How do you account for battery degradation in resilience planning?
Planners should model capacity fade over the project life and ensure that at end of life, the battery still meets the minimum resilience requirement. This often means starting with 20–30% more capacity than needed. Degradation can be slowed by operating at moderate temperatures and limiting state of charge range (e.g., 20–80% instead of 0–100%).
Summary and Next Steps for Practitioners
Advanced storage solutions are redefining grid resilience, but they are not a silver bullet. The most effective projects start with a clear understanding of the resilience need—duration, response time, frequency of events—and match the storage technology accordingly. Lithium-ion batteries are the default choice for most applications due to falling costs, but planners must account for calendar aging and thermal management. Flow batteries and pumped hydro offer longer life and duration at higher upfront cost. Hybrid systems can optimize performance across multiple use cases.
The next steps for a team evaluating storage for resilience are:
- Collect outage data for the target area: duration, frequency, seasonality, and cause.
- Define the resilience objective: what percentage of outages should be covered? What is the acceptable loss of load?
- Evaluate storage technologies against the required response time and duration. Consider lifecycle cost, not just upfront price.

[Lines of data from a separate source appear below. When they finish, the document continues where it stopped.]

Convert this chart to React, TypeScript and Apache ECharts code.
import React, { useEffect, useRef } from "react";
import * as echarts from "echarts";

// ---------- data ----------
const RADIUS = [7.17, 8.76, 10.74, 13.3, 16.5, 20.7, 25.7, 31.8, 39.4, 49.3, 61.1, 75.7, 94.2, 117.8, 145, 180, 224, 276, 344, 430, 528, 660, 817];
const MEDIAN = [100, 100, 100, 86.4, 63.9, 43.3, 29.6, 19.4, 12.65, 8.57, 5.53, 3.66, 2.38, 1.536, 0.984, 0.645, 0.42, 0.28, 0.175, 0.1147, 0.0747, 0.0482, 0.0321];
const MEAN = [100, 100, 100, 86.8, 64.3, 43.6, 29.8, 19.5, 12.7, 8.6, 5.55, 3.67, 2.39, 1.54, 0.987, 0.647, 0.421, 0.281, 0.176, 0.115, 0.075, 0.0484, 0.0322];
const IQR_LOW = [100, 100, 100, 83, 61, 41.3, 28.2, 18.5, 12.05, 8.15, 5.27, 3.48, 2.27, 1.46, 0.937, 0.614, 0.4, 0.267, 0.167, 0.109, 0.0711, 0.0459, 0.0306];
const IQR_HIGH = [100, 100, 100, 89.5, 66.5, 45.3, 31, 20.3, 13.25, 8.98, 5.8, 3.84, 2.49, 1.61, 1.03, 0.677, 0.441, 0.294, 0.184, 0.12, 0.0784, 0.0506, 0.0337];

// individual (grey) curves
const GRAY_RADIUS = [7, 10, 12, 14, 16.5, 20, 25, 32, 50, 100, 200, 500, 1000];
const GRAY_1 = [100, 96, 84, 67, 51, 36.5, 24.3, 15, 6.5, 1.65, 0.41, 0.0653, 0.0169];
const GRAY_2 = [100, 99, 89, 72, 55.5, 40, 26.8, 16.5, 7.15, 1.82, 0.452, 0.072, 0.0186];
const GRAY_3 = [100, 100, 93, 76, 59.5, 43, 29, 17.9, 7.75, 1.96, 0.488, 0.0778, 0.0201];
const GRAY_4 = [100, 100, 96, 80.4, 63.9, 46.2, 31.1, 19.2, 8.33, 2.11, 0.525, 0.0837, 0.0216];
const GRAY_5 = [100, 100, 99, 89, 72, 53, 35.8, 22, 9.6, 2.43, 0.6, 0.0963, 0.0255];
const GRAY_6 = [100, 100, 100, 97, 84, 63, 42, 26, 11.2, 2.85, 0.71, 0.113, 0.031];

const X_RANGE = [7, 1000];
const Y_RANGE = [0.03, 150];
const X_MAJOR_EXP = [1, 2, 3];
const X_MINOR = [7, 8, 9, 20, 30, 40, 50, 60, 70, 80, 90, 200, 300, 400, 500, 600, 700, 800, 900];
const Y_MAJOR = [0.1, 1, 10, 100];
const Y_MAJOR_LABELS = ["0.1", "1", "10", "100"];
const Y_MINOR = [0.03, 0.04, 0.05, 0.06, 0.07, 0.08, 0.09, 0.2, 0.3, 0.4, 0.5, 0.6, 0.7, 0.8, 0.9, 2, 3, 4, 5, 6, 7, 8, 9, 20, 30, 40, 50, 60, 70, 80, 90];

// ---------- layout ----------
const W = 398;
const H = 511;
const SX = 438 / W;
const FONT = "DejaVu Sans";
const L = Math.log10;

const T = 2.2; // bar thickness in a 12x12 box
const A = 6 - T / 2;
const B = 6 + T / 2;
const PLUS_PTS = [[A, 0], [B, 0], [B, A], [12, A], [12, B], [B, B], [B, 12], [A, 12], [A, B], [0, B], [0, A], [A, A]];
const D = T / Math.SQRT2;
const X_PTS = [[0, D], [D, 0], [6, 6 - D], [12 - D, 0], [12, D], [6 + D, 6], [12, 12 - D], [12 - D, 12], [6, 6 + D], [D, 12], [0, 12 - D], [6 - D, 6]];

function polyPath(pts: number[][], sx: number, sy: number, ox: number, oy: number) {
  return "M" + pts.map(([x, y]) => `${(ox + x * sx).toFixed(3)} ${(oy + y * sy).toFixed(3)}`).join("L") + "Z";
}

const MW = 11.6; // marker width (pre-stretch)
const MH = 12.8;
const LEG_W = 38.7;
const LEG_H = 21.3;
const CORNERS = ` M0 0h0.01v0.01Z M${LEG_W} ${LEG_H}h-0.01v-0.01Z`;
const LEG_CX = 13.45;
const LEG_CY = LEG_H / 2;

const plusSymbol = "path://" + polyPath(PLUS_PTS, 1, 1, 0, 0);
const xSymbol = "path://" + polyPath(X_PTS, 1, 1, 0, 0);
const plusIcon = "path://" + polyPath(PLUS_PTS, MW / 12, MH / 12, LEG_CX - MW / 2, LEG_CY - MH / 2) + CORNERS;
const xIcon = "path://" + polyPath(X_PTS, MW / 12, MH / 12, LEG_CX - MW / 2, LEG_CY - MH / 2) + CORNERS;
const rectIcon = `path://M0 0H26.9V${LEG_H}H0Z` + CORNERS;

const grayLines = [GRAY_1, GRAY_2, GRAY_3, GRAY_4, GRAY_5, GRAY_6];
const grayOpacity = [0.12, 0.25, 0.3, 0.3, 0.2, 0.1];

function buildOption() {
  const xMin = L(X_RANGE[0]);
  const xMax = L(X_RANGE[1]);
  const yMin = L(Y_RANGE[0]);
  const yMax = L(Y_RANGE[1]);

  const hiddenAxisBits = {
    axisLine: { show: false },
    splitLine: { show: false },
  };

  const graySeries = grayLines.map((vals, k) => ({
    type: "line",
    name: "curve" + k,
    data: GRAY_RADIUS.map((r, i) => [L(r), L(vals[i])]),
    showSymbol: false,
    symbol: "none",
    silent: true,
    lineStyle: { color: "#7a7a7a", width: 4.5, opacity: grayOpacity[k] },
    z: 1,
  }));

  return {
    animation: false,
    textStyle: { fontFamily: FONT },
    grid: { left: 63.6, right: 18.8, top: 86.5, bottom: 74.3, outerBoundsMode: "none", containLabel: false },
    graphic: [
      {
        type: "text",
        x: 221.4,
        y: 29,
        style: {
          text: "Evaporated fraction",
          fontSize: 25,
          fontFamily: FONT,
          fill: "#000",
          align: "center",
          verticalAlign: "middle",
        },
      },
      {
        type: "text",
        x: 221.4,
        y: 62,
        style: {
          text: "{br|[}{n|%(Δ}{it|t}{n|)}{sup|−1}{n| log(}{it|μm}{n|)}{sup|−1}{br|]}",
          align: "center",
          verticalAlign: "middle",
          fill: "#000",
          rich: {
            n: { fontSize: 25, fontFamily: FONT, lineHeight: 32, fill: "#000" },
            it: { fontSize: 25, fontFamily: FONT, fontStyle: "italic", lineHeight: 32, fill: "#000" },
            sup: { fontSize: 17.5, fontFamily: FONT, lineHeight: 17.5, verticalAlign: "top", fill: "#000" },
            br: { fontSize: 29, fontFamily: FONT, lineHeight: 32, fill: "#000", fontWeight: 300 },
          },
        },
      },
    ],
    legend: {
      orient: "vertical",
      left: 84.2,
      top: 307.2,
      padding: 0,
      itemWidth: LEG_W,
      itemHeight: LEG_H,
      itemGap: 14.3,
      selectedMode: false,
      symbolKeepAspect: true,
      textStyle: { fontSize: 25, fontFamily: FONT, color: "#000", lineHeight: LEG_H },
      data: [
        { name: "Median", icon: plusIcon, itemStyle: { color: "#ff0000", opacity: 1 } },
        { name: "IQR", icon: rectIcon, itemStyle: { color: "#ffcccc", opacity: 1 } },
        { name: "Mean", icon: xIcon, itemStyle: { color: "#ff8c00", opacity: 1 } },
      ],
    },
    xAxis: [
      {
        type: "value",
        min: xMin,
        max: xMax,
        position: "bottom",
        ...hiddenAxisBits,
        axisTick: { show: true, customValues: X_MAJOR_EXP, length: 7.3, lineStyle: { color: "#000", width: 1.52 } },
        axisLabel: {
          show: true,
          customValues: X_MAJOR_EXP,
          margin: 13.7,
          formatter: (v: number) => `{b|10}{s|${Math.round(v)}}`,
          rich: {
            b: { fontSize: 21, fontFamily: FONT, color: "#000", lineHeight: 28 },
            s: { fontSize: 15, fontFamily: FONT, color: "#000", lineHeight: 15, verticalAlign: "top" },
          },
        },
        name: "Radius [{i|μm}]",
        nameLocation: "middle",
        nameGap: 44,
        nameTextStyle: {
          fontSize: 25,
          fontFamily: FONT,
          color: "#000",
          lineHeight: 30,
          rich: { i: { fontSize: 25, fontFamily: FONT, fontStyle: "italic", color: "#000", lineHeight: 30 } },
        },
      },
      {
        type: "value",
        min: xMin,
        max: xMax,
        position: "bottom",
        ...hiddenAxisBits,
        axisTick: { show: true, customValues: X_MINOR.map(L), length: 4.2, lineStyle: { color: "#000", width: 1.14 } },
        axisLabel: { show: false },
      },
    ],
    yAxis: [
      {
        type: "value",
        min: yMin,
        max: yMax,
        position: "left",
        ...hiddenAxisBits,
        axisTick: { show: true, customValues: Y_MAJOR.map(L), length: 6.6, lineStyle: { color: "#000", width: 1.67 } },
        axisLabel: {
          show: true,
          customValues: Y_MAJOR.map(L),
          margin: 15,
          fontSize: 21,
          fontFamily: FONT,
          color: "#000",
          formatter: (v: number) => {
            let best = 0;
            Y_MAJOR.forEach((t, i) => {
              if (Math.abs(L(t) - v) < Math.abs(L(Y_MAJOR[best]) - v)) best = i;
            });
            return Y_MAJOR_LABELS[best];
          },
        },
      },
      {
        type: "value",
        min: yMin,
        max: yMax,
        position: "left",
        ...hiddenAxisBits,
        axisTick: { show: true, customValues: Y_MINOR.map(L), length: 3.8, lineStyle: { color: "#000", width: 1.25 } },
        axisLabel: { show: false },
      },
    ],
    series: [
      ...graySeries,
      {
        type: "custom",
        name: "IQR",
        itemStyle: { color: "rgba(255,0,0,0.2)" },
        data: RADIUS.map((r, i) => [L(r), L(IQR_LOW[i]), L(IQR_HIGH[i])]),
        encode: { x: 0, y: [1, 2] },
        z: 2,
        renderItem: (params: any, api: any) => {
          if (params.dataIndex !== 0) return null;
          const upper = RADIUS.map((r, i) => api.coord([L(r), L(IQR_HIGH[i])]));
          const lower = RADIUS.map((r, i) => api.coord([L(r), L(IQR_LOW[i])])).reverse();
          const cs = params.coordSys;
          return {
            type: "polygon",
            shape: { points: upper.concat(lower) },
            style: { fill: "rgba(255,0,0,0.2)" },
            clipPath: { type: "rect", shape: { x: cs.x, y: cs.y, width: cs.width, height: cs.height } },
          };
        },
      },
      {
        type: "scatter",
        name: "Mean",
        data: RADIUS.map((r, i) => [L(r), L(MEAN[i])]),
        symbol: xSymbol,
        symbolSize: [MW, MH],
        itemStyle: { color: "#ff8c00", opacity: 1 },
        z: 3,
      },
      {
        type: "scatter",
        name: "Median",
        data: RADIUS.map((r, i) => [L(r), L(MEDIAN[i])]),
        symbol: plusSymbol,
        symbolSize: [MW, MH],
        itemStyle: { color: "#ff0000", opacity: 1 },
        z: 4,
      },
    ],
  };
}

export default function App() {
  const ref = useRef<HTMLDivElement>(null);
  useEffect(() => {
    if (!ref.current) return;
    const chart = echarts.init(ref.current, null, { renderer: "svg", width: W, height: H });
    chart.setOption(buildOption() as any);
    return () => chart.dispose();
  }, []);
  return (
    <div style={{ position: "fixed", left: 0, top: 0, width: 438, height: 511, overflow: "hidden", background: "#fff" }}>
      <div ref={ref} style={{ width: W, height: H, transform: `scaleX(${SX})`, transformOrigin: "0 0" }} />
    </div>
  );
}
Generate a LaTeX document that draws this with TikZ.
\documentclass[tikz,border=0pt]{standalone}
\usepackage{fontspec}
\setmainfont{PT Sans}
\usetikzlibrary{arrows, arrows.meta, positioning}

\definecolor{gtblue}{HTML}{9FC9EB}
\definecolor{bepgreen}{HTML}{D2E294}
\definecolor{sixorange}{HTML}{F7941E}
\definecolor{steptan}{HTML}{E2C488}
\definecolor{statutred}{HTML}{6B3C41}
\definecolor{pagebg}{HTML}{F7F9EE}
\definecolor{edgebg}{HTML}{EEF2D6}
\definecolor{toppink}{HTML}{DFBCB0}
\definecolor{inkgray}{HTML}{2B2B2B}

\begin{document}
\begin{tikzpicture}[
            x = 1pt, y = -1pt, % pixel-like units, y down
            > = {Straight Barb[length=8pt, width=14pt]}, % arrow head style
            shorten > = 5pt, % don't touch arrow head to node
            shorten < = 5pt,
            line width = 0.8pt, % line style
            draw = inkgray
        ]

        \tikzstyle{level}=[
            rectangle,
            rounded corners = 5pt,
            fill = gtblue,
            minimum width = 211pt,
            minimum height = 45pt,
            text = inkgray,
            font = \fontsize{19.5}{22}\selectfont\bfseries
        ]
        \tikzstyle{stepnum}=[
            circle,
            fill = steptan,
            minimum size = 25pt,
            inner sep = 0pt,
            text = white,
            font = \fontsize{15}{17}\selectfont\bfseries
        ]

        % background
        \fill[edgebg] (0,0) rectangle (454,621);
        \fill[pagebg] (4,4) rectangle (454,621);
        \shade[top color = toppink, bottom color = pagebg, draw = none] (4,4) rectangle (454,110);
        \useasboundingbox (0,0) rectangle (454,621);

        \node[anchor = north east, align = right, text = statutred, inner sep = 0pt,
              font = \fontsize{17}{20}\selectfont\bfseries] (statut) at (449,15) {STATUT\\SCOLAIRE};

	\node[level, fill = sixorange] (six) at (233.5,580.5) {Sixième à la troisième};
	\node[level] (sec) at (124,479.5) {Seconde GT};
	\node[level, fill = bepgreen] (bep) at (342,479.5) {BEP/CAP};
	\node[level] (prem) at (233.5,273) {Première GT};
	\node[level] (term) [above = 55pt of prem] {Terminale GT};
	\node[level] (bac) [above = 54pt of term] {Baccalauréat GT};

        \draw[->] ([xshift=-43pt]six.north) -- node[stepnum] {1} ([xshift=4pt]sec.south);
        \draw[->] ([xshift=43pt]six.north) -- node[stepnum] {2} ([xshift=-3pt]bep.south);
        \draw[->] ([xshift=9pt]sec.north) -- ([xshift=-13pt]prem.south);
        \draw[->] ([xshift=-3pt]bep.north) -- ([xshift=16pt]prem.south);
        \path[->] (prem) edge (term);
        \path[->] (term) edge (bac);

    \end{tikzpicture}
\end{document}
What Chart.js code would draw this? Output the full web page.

- Design for modularity and testability. Include islanding capability if needed, and plan for regular testing.
- Develop a maintenance and replacement plan that accounts for degradation. Budget for mid-life augmentation or replacement.
- Compare storage to non-storage alternatives: line hardening, distributed generation, demand response. Choose the portfolio that maximizes resilience per dollar.
Grid resilience is a moving target. As renewable penetration grows and climate risks intensify, the role of storage will expand. But the fundamentals remain: understand the problem, choose the right tool, and plan for the long haul. The teams that follow this discipline will build systems that genuinely unlock resilience—not just on paper, but when the lights go out.